Sehingga andaikan sebuah hadits memiliki kadar shahih dan redaksinya juga tidak bermasalah, hadits tersebut belum tentu bisa diamalkan karena perlu ditinjau lagi dengan metode-metode pemahaman hadits (turuq fahmul hadits). Langkah-langkah ini perlu dilalui untuk memahami hadits agar tidak terjebak dalam kekeliruan dan kesalahan.
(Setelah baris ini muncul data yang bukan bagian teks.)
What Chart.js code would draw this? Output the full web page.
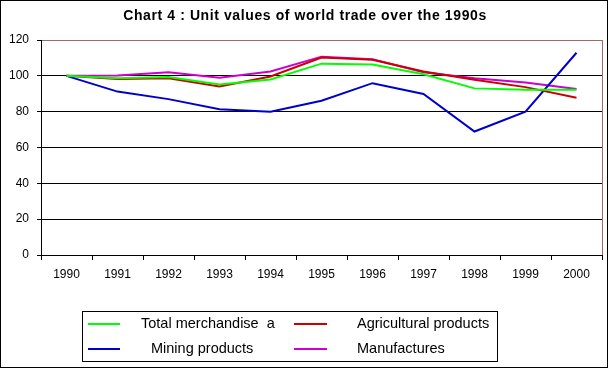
<!DOCTYPE html>
<html><head><meta charset="utf-8">
<script src="https://cdn.jsdelivr.net/npm/chart.js@4"></script>
<style>html,body{margin:0;padding:0;background:#fff}canvas{display:block}</style>
</head>
<body>
<div style="width:609px;height:369px"><canvas id="c" width="609" height="369"></canvas></div>
<script>
const chartTitle = 'Chart 4 : Unit values of world trade over the 1990s';
const years = ['1990','1991','1992','1993','1994','1995','1996','1997','1998','1999','2000'];
const totalMerchandise = [100, 98.6, 99.3, 95.2, 98, 106.8, 106.3, 100.9, 93, 92.2, 92.2];
const agriculturalProducts = [100, 98.3, 98.7, 94, 99.6, 110.2, 109, 102.4, 97.8, 93.7, 87.8];
const miningProducts = [100, 91.2, 87, 81.4, 80, 86.1, 95.9, 89.9, 68.9, 80, 112.9];
const manufactures = [100, 100.2, 102, 99, 102.4, 110.7, 109.3, 102, 98.7, 96.3, 92.6];
const seriesNames = ['Total merchandise  a', 'Agricultural products', 'Mining products', 'Manufactures'];
const yTicks = [0, 20, 40, 60, 80, 100, 120];

const FONT = "'Liberation Sans', Arial, sans-serif";
const frameColor = '#A06868';

const decorPlugin = {
  id: 'decor',
  beforeDraw(chart) {
    const ctx = chart.ctx;
    ctx.save();
    ctx.fillStyle = '#fff';
    ctx.fillRect(0, 0, chart.width, chart.height);
    ctx.restore();
  },
  afterDraw(chart) {
    const ctx = chart.ctx;
    const a = chart.chartArea;
    ctx.save();
    // right frame
    ctx.strokeStyle = frameColor;
    ctx.lineWidth = 1;
    ctx.beginPath();
    ctx.moveTo(Math.round(a.right) + 0.5, a.top);
    ctx.lineTo(Math.round(a.right) + 0.5, a.bottom);
    ctx.stroke();
    // outer border
    ctx.strokeStyle = '#000';
    ctx.strokeRect(0.5, 0.5, 607, 367);
    // title
    ctx.fillStyle = '#000';
    ctx.font = "bold 14px " + FONT;
    if ('letterSpacing' in ctx) ctx.letterSpacing = '0.6px';
    ctx.textAlign = 'center';
    ctx.textBaseline = 'middle';
    ctx.fillText(chartTitle, 305, 16);
    if ('letterSpacing' in ctx) ctx.letterSpacing = '0px';
    // legend box
    ctx.strokeRect(82.5, 311.5, 415, 50);
    const pos = [
      {x1: 88, x2: 120, y: 324, tx: 141},
      {x1: 294, x2: 327, y: 324, tx: 357},
      {x1: 88, x2: 120, y: 349, tx: 151},
      {x1: 294, x2: 327, y: 349, tx: 357}
    ];
    ctx.font = "14.5px " + FONT;
    ctx.textAlign = 'left';
    chart.data.datasets.forEach((ds, i) => {
      const p = pos[i];
      ctx.strokeStyle = ds.borderColor;
      ctx.lineWidth = 2;
      ctx.beginPath();
      ctx.moveTo(p.x1, p.y);
      ctx.lineTo(p.x2, p.y);
      ctx.stroke();
      ctx.fillStyle = '#000';
      ctx.fillText(ds.label, p.tx, p.y);
    });
    ctx.restore();
  }
};

new Chart(document.getElementById('c'), {
  type: 'line',
  data: {
    labels: years,
    datasets: [
      {label: seriesNames[0], data: totalMerchandise, borderColor: '#00FF00'},
      {label: seriesNames[1], data: agriculturalProducts, borderColor: '#CC0000'},
      {label: seriesNames[2], data: miningProducts, borderColor: '#0000CC'},
      {label: seriesNames[3], data: manufactures, borderColor: '#CC00CC'}
    ].map(d => Object.assign(d, {borderWidth: 2, pointRadius: 0, pointHoverRadius: 0, tension: 0, fill: false}))
  },
  options: {
    responsive: false,
    animation: false,
    devicePixelRatio: 1,
    layout: {padding: {top: 40, right: 7, left: 0, bottom: 0}},
    plugins: {legend: {display: false}, title: {display: false}, tooltip: {enabled: false}},
    scales: {
      x: {
        offset: true,
        grid: {offset: true, drawOnChartArea: false, drawTicks: true, tickLength: 5, color: '#000', tickColor: '#000'},
        border: {color: '#000', width: 1},
        ticks: {color: '#000', font: {family: FONT, size: 12}, padding: 7, maxRotation: 0, autoSkip: false},
        afterFit(s) { s.height = 369 - 255; }
      },
      y: {
        min: 0, max: 120,
        afterBuildTicks(s) { s.ticks = yTicks.map(v => ({value: v})); },
        grid: {color: c => (c.tick && c.tick.value === 120) ? frameColor : '#000', tickColor: '#000', tickLength: 4, drawTicks: true},
        border: {color: '#000', width: 1},
        ticks: {color: '#000', font: {family: FONT, size: 12}, padding: 8},
        afterFit(s) { s.width = 41; }
      }
    }
  },
  plugins: [decorPlugin]
});
</script>
</body></html>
Sedangkan Prof Quraish Shihab dalam buku Mukjizat Alquran menjelaskan bahasa atau redaksi dalam Alquran memiliki keistimewaan dan keindahan tersendiri. Sehingga dalam penafsirannya, seorang mufassir harus menguasai beragam disiplin ilmu yang tidak sedikit. Mulai dari pemahaman bahasa Arab yang baik, sejarah, hingga disiplin ilmu lain seperti fikih dan hadits.

Salah satu karakteristik dari ayat-ayat Alquran, kata Prof Quraish, adalah redaksi ayat Alquran yang kerap kali singkat namun padat makna. Tidak mudah menyusun kalimat singkat sarat makna karena pesan yang banyak—apabila seseorang tidak pandai memilih kata dan menyusunnya—memerlukan kata yang banyak pula.

Sedangkan Alquran memiliki keistimewaan bahwa kata dan kalimat-kalimatnya yang singkat dapat menampung sekian banyak makna. Ia bagaikan berlian yang memancarkan cahaya dari setiap sisinya. Jika seseorang memandang dari suatu sisi, sinar yang dipancarkannya berbeda dengan sinar yang memancar jika dipandang dari sisi yang lain.

Bahkan jika seseorang membiarkan orang lain memandang, boleh jadi menurt Prof Quraish apa yang dilihatnya dapat berbeda pula dengan apa yang telah dilihat. Itu sebabnya, betapa pun berbeda-beda sekian banyak kelompok, madzhab, dan aliran, tentu saja kesemuanya menjadikan ayat-ayat Alquran sebagai rujukan.

Kayanya makna dan pesan dari ayat Alquran dapat ditafsirkan dengan beragam pula. Misalnya dalam Surat Al-Baqarah ayat 212, Allah berfirman, “Wallau yarzuqu man yasyaa-u bighairi hisab,”. Ayat ini bisa berarti banyak hal.

 

  • Pertama, Allah memberikan rezeki kepada siapa yang dikehendaki-Nya tanpa ada yang berhak mempertanyakan kepada-Nya mengapa Dia memperluas rezeki kepada seseorang dan mempersempit yang lain.
  • Kedua, Allah memberikan rezeki kepada siapa yang dikehendaki-Nya tanpa Dia (Allah) memperhitungkan pemberian itu (karena Dia Mahakaya, sama dengan seorang yang tidak mempedulikan pengeluarannya).
  • Ketiga, Allah memberikan rezeki kepada seseorang tanpa yang diberi rezeki tersebut dapat menduga kehadiran rezeki itu.
  • Keempat, Allah memberikan rezeki kepada seseorang tanpa yang bersangkutan dihitung secara detail amal-amalnya.
  • Kelima, Allah memberikan rezeki kepada seseorang dengan jumlah rezeki yang amat banyak sehingga yang bersangkutan tidak mampu menghitungnya.